WELCOME! BENVENUTI!

Jenne' Andrews is an American poet. She has three published chapbooks including the recent Blackbirds Dance in the Empire of Love, Finishing Line Press 2013.

A full-length collection, Reunion, Lynx House Press, was published in 1983; after a long hiatus to raise Golden Retrievers in Colorado, recent work has appeared in The Passionate Transitory, Belletrist Coterie, The Adirondack Review and Vox Populi, a journal of culture, politics and poetry published and edited by the august Michael Simms.

A bilingual collection of "Italiana," Bocca, Voce, Delirio, with translations by Lorenzo Luciani, will be released by Finishing Line at the end of 2016 and her latest collection, And Now, the Road, a finalist for the Autumn House prize in 2014, will be released by Salmon Poetry Ltd, Ireland, a highly regarded international house, Jessie Lendennie, Publisher, circa 2017.

Andrews holds the MFA in Creative Writing/Poetry from Colorado State University, is a literary fellow of the National Endowment for the Arts, and was full-time Poet in Residence for the St. Paul Schools from '74-78. She lived in St. Paul from 1971-78 during the first wave of the Twin Cities literary renaissance, and spent the summer of 1973 in Reggio Calabria, Italy.

The poet lives in northern Colorado's Poudre River Valley with her husband, fiction writer Jack Brooks; the couple has recently imported two British Golden Retrievers and expects a litter in June-- see the Ardorgold website for details. Contact: jenneandrews2010@gmail.com .

Tuesday, October 9, 2012

New Poem: The Riding By, for DVerse OLN and Beyond...



The Riding By

Tonight, late, the first cold mist rises
from the lawns; then I see Summer
riding by, on her pale horse,
its long tangled mane woven
with heavy-bodied sunflowers.

Long ago in early autumn
the migrants harvesting the sugar beet
fields would awake to the sound of the train.
They would pitch themselves out of bed,
swill cold coffee and head with their hoes
down dirt roads to the laden fields.

For what, as a living wage back then?
I remember the slow-moving trains
of sugar beets, the plumes of smoke
from the small barrio houses
on the early morning before dawn.

For the sake of all leavetakings,
Summer has dark roses in her hair
and dried tears on her cheek.
She leaves a tarnished wedding ring
in the stiff grass;
she drops a sheaf of letters
that disperse in a low wind.

All things fade into the dark.
Yet Summer rides unhurried to the station,
tethers her horse and when the Union Pacific
rolls in, jumps the tenth car
into October. 

We had barely begun to speak,
exchange details of one another's lives,
speak of the barrio children in the swings,
before she heard the geese flying in
to reunite in the stubble.

It is first light now
and settling into my comforter,
the dog dreaming in shadows,
I hear her rocking horse departure.




 copyright Jenne' R. Andrews 2012

5 comments:

Brian Miller said...

love the detail of your little bario...wonderful imagery...esp of summer....i absolutely love these lines jenne...
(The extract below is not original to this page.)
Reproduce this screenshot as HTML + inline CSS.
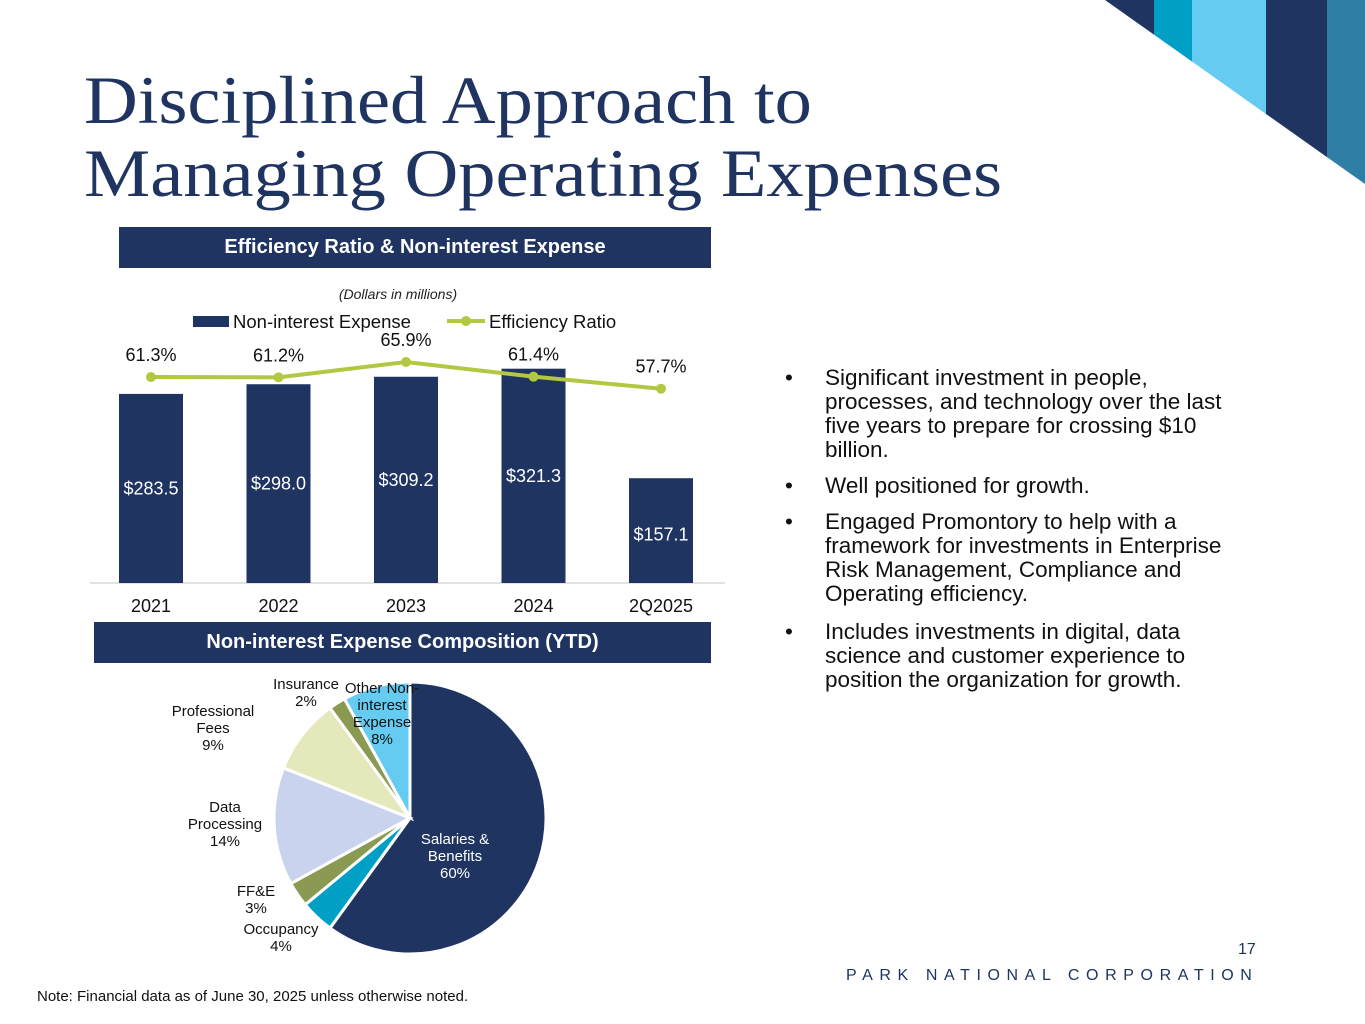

She leaves a tarnished wedding ring
in the stiff grass;
she drops a sheaf of letters
that disperse in a low wind.

Maureen said...

I like the contrasts evoked by Summer "on her pale horse" and a mane "heavy-bodied" with sunflowers, which pull down, while plumes of smoke rise. You take us into the season with "jumps the tenth car /into October". Love the concluding line.

Timoteo said...

The changing of the seasons is so bittersweet in places where there is real winter...I almost miss it...a testament to the effectiveness of your words...the ending gave me goosebumps.

ayala said...

I love these lines...then I see Summer
riding by, on her pale horse,
its long tangled mane woven
with heavy-bodied sunflowers. :)

Mark Kerstetter said...

The sense of time passing is portrayed here very poignantly (the 4th verse is very beautiful), but I also really like how you've evoked the feel of a former way of living, almost like we're looking at photographs of early October from about 100 years ago.